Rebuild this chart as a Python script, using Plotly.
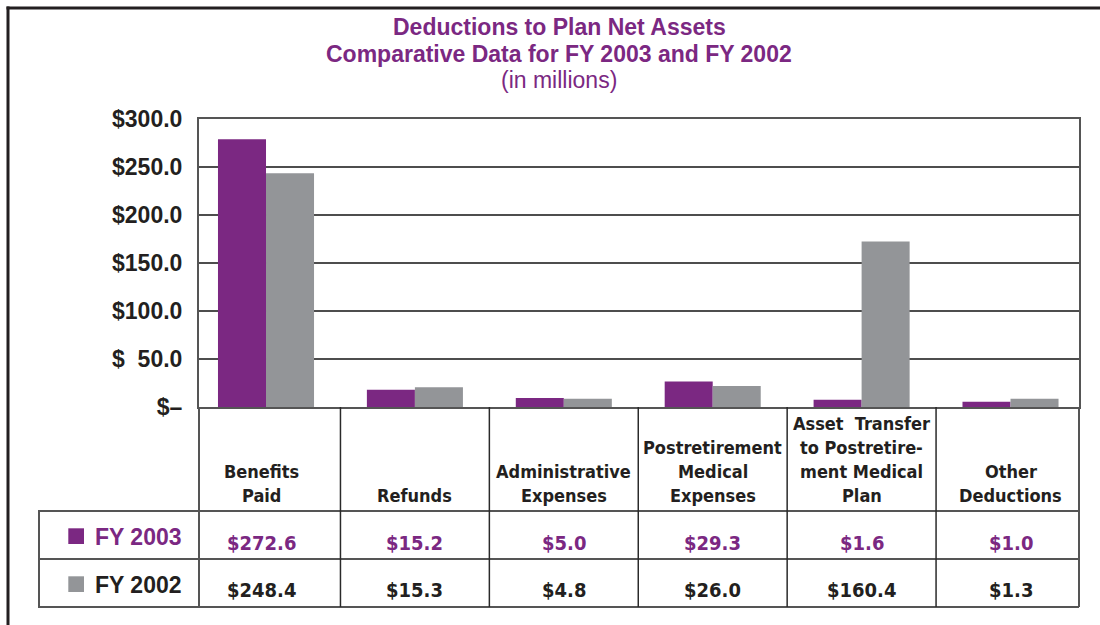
import plotly.graph_objects as go

# ---------------- data ----------------
categories = ["Benefits Paid", "Refunds", "Administrative Expenses",
              "Postretirement Medical Expenses",
              "Asset Transfer to Postretirement Medical Plan", "Other Deductions"]
category_lines = [["Benefits", "Paid"], ["Refunds"], ["Administrative", "Expenses"],
                  ["Postretirement", "Medical", "Expenses"],
                  ["Asset\u00a0 Transfer", "to Postretire-", "ment Medical", "Plan"],
                  ["Other", "Deductions"]]
series_names = ["FY 2003", "FY 2002"]
fy2003_bars = [279.0, 18.0, 9.5, 26.5, 7.5, 5.5]
fy2002_bars = [243.5, 20.5, 8.5, 22.0, 172.5, 8.5]
fy2003_table = ["$272.6", "$15.2", "$5.0", "$29.3", "$1.6", "$1.0"]
fy2002_table = ["$248.4", "$15.3", "$4.8", "$26.0", "$160.4", "$1.3"]
y_tickvals = [0, 50, 100, 150, 200, 250, 300]
y_ticktext = ["$\u2013", "$\u00a0\u00a050.0", "$100.0", "$150.0", "$200.0", "$250.0", "$300.0"]
title_lines = ["Deductions to Plan Net Assets",
               "Comparative Data for FY 2003 and FY 2002", "(in millions)"]

# ---------------- style ----------------
PURPLE = "#7B2882"
GRAY = "#939598"
DARK = "#231F20"
LINE = "#555555"
BASE = "Liberation Sans, Arial, sans-serif"
NARROW = "Liberation Sans Narrow, Arial Narrow, DejaVu Sans Condensed, sans-serif"
CAT_SIZE = 18
VAL_SIZE = 20

W, H = 1100, 625
ML, MR, MT, MB = 199, 21, 119, 218
PW, PH = W - ML - MR, H - MT - MB


def px(X):
    return (X - ML) / PW


def py(Y):
    return (H - MB - Y) / PH


fig = go.Figure()
fig.add_trace(go.Bar(x=categories, y=fy2003_bars, name=series_names[0],
                     marker=dict(color=PURPLE, line=dict(width=0)),
                     showlegend=False, hoverinfo="skip"))
fig.add_trace(go.Bar(x=categories, y=fy2002_bars, name=series_names[1],
                     marker=dict(color=GRAY, line=dict(width=0)),
                     showlegend=False, hoverinfo="skip"))

annotations = []
# title
title_y = [27, 53.5, 79.5]
for i, t in enumerate(title_lines):
    annotations.append(dict(
        text=t, xref="paper", yref="paper", x=px(559), y=py(title_y[i]),
        xanchor="center", yanchor="middle", showarrow=False,
        font=dict(family=BASE, size=23, color=PURPLE,
                  weight="bold" if i < 2 else "normal")))

# category labels (bottom aligned, 24px line spacing)
for j, (cat, lines) in enumerate(zip(categories, category_lines)):
    n = len(lines)
    for k, line in enumerate(lines):
        from_bottom = n - 1 - k
        annotations.append(dict(
            text=line, xref="x", yref="paper", x=cat, xshift=-5 if j == 0 else 0,
            y=py(495.5 - 24 * from_bottom), xanchor="center", yanchor="middle",
            showarrow=False,
            font=dict(family=NARROW, size=CAT_SIZE, color=DARK, weight="bold")))

# table values
for j, (cat, v3, v2) in enumerate(zip(categories, fy2003_table, fy2002_table)):
    xs = -5 if j == 0 else 0
    annotations.append(dict(text=v3, xref="x", yref="paper", x=cat, xshift=xs,
                            y=py(543.0), xanchor="center", yanchor="middle",
                            showarrow=False,
                            font=dict(family=NARROW, size=VAL_SIZE, color=PURPLE,
                                      weight="bold")))
    annotations.append(dict(text=v2, xref="x", yref="paper", x=cat, xshift=xs,
                            y=py(590.3), xanchor="center", yanchor="middle",
                            showarrow=False,
                            font=dict(family=NARROW, size=VAL_SIZE, color=DARK,
                                      weight="bold")))

# row legend labels
annotations.append(dict(text=series_names[0], xref="paper", yref="paper", x=px(92.5),
                        y=py(537), xanchor="left", yanchor="middle", showarrow=False,
                        font=dict(family=BASE, size=23, color=PURPLE, weight="bold")))
annotations.append(dict(text=series_names[1], xref="paper", yref="paper", x=px(92.5),
                        y=py(585), xanchor="left", yanchor="middle", showarrow=False,
                        font=dict(family=BASE, size=23, color=DARK, weight="bold")))

shapes = []
# outer frame (left + top)
shapes.append(dict(type="line", xref="paper", yref="paper", x0=px(8), x1=px(8),
                   y0=py(640), y1=py(6.5), line=dict(color=DARK, width=3)))
shapes.append(dict(type="line", xref="paper", yref="paper", x0=px(6.5), x1=px(1110),
                   y0=py(8), y1=py(8), line=dict(color=DARK, width=3)))
# table horizontal lines
for Y in (511, 559, 607):
    shapes.append(dict(type="line", xref="paper", yref="paper", x0=px(38), x1=1,
                       y0=py(Y), y1=py(Y), line=dict(color=LINE, width=2)))
# table left border
shapes.append(dict(type="line", xref="paper", yref="paper", x0=px(39), x1=px(39),
                   y0=py(511), y1=py(607), line=dict(color=LINE, width=2)))
# plot-width outer verticals
for X in (0, 1):
    shapes.append(dict(type="line", xref="paper", yref="paper", x0=X, x1=X,
                       y0=0, y1=py(607), line=dict(color=LINE, width=2)))
# interior column separators
for k in range(len(categories) - 1):
    shapes.append(dict(type="line", xref="x", yref="paper", x0=k + 0.5, x1=k + 0.5,
                       y0=0, y1=py(607), line=dict(color="#2a2a2a", width=1.5)))
# legend squares
shapes.append(dict(type="rect", xref="paper", yref="paper", x0=px(68.3), x1=px(84),
                   y0=py(544), y1=py(528.3), fillcolor=PURPLE, line=dict(width=0)))
shapes.append(dict(type="rect", xref="paper", yref="paper", x0=px(68.3), x1=px(84),
                   y0=py(592), y1=py(576.3), fillcolor=GRAY, line=dict(width=0)))

fig.update_layout(
    width=W, height=H,
    margin=dict(l=ML, r=MR, t=MT, b=MB, pad=0),
    paper_bgcolor="white", plot_bgcolor="white",
    barmode="group", bargap=0.355, bargroupgap=0,
    annotations=annotations, shapes=shapes,
    xaxis=dict(type="category", range=[-0.45, 5.46], showticklabels=False,
               ticks="", showgrid=False, zeroline=False,
               showline=True, mirror=True, linecolor=LINE, linewidth=2),
    yaxis=dict(range=[0, 300], tickvals=y_tickvals, ticktext=y_ticktext,
               tickfont=dict(family=BASE, size=23, color=DARK, weight="bold"),
               ticks="", ticklabelstandoff=10,
               showgrid=True, gridcolor="#4d4d4d", gridwidth=1.5,
               zeroline=False, showline=True, mirror=True,
               linecolor=LINE, linewidth=2),
    hovermode=False,
)

fig.write_html("out.html", config={"displayModeBar": False},
               post_script="document.body.style.margin='0';")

## DESCRIPTION OF THE TASK
Leave the images out and output the remaining material exactly as it stands.

## WORKED ANSWER
Rebuild this chart as a Python script, using Plotly.
import plotly.graph_objects as go

# ---------------- data ----------------
categories = ["Benefits Paid", "Refunds", "Administrative Expenses",
              "Postretirement Medical Expenses",
              "Asset Transfer to Postretirement Medical Plan", "Other Deductions"]
category_lines = [["Benefits", "Paid"], ["Refunds"], ["Administrative", "Expenses"],
                  ["Postretirement", "Medical", "Expenses"],
                  ["Asset\u00a0 Transfer", "to Postretire-", "ment Medical", "Plan"],
                  ["Other", "Deductions"]]
series_names = ["FY 2003", "FY 2002"]
fy2003_bars = [279.0, 18.0, 9.5, 26.5, 7.5, 5.5]
fy2002_bars = [243.5, 20.5, 8.5, 22.0, 172.5, 8.5]
fy2003_table = ["$272.6", "$15.2", "$5.0", "$29.3", "$1.6", "$1.0"]
fy2002_table = ["$248.4", "$15.3", "$4.8", "$26.0", "$160.4", "$1.3"]
y_tickvals = [0, 50, 100, 150, 200, 250, 300]
y_ticktext = ["$\u2013", "$\u00a0\u00a050.0", "$100.0", "$150.0", "$200.0", "$250.0", "$300.0"]
title_lines = ["Deductions to Plan Net Assets",
               "Comparative Data for FY 2003 and FY 2002", "(in millions)"]

# ---------------- style ----------------
PURPLE = "#7B2882"
GRAY = "#939598"
DARK = "#231F20"
LINE = "#555555"
BASE = "Liberation Sans, Arial, sans-serif"
NARROW = "Liberation Sans Narrow, Arial Narrow, DejaVu Sans Condensed, sans-serif"
CAT_SIZE = 18
VAL_SIZE = 20

W, H = 1100, 625
ML, MR, MT, MB = 199, 21, 119, 218
PW, PH = W - ML - MR, H - MT - MB


def px(X):
    return (X - ML) / PW


def py(Y):
    return (H - MB - Y) / PH


fig = go.Figure()
fig.add_trace(go.Bar(x=categories, y=fy2003_bars, name=series_names[0],
                     marker=dict(color=PURPLE, line=dict(width=0)),
                     showlegend=False, hoverinfo="skip"))
fig.add_trace(go.Bar(x=categories, y=fy2002_bars, name=series_names[1],
                     marker=dict(color=GRAY, line=dict(width=0)),
                     showlegend=False, hoverinfo="skip"))

annotations = []
# title
title_y = [27, 53.5, 79.5]
for i, t in enumerate(title_lines):
    annotations.append(dict(
        text=t, xref="paper", yref="paper", x=px(559), y=py(title_y[i]),
        xanchor="center", yanchor="middle", showarrow=False,
        font=dict(family=BASE, size=23, color=PURPLE,
                  weight="bold" if i < 2 else "normal")))

# category labels (bottom aligned, 24px line spacing)
for j, (cat, lines) in enumerate(zip(categories, category_lines)):
    n = len(lines)
    for k, line in enumerate(lines):
        from_bottom = n - 1 - k
        annotations.append(dict(
            text=line, xref="x", yref="paper", x=cat, xshift=-5 if j == 0 else 0,
            y=py(495.5 - 24 * from_bottom), xanchor="center", yanchor="middle",
            showarrow=False,
            font=dict(family=NARROW, size=CAT_SIZE, color=DARK, weight="bold")))

# table values
for j, (cat, v3, v2) in enumerate(zip(categories, fy2003_table, fy2002_table)):
    xs = -5 if j == 0 else 0
    annotations.append(dict(text=v3, xref="x", yref="paper", x=cat, xshift=xs,
                            y=py(543.0), xanchor="center", yanchor="middle",
                            showarrow=False,
                            font=dict(family=NARROW, size=VAL_SIZE, color=PURPLE,
                                      weight="bold")))
    annotations.append(dict(text=v2, xref="x", yref="paper", x=cat, xshift=xs,
                            y=py(590.3), xanchor="center", yanchor="middle",
                            showarrow=False,
                            font=dict(family=NARROW, size=VAL_SIZE, color=DARK,
                                      weight="bold")))

# row legend labels
annotations.append(dict(text=series_names[0], xref="paper", yref="paper", x=px(92.5),
                        y=py(537), xanchor="left", yanchor="middle", showarrow=False,
                        font=dict(family=BASE, size=23, color=PURPLE, weight="bold")))
annotations.append(dict(text=series_names[1], xref="paper", yref="paper", x=px(92.5),
                        y=py(585), xanchor="left", yanchor="middle", showarrow=False,
                        font=dict(family=BASE, size=23, color=DARK, weight="bold")))

shapes = []
# outer frame (left + top)
shapes.append(dict(type="line", xref="paper", yref="paper", x0=px(8), x1=px(8),
                   y0=py(640), y1=py(6.5), line=dict(color=DARK, width=3)))
shapes.append(dict(type="line", xref="paper", yref="paper", x0=px(6.5), x1=px(1110),
                   y0=py(8), y1=py(8), line=dict(color=DARK, width=3)))
# table horizontal lines
for Y in (511, 559, 607):
    shapes.append(dict(type="line", xref="paper", yref="paper", x0=px(38), x1=1,
                       y0=py(Y), y1=py(Y), line=dict(color=LINE, width=2)))
# table left border
shapes.append(dict(type="line", xref="paper", yref="paper", x0=px(39), x1=px(39),
                   y0=py(511), y1=py(607), line=dict(color=LINE, width=2)))
# plot-width outer verticals
for X in (0, 1):
    shapes.append(dict(type="line", xref="paper", yref="paper", x0=X, x1=X,
                       y0=0, y1=py(607), line=dict(color=LINE, width=2)))
# interior column separators
for k in range(len(categories) - 1):
    shapes.append(dict(type="line", xref="x", yref="paper", x0=k + 0.5, x1=k + 0.5,
                       y0=0, y1=py(607), line=dict(color="#2a2a2a", width=1.5)))
# legend squares
shapes.append(dict(type="rect", xref="paper", yref="paper", x0=px(68.3), x1=px(84),
                   y0=py(544), y1=py(528.3), fillcolor=PURPLE, line=dict(width=0)))
shapes.append(dict(type="rect", xref="paper", yref="paper", x0=px(68.3), x1=px(84),
                   y0=py(592), y1=py(576.3), fillcolor=GRAY, line=dict(width=0)))

fig.update_layout(
    width=W, height=H,
    margin=dict(l=ML, r=MR, t=MT, b=MB, pad=0),
    paper_bgcolor="white", plot_bgcolor="white",
    barmode="group", bargap=0.355, bargroupgap=0,
    annotations=annotations, shapes=shapes,
    xaxis=dict(type="category", range=[-0.45, 5.46], showticklabels=False,
               ticks="", showgrid=False, zeroline=False,
               showline=True, mirror=True, linecolor=LINE, linewidth=2),
    yaxis=dict(range=[0, 300], tickvals=y_tickvals, ticktext=y_ticktext,
               tickfont=dict(family=BASE, size=23, color=DARK, weight="bold"),
               ticks="", ticklabelstandoff=10,
               showgrid=True, gridcolor="#4d4d4d", gridwidth=1.5,
               zeroline=False, showline=True, mirror=True,
               linecolor=LINE, linewidth=2),
    hovermode=False,
)

fig.write_html("out.html", config={"displayModeBar": False},
               post_script="document.body.style.margin='0';")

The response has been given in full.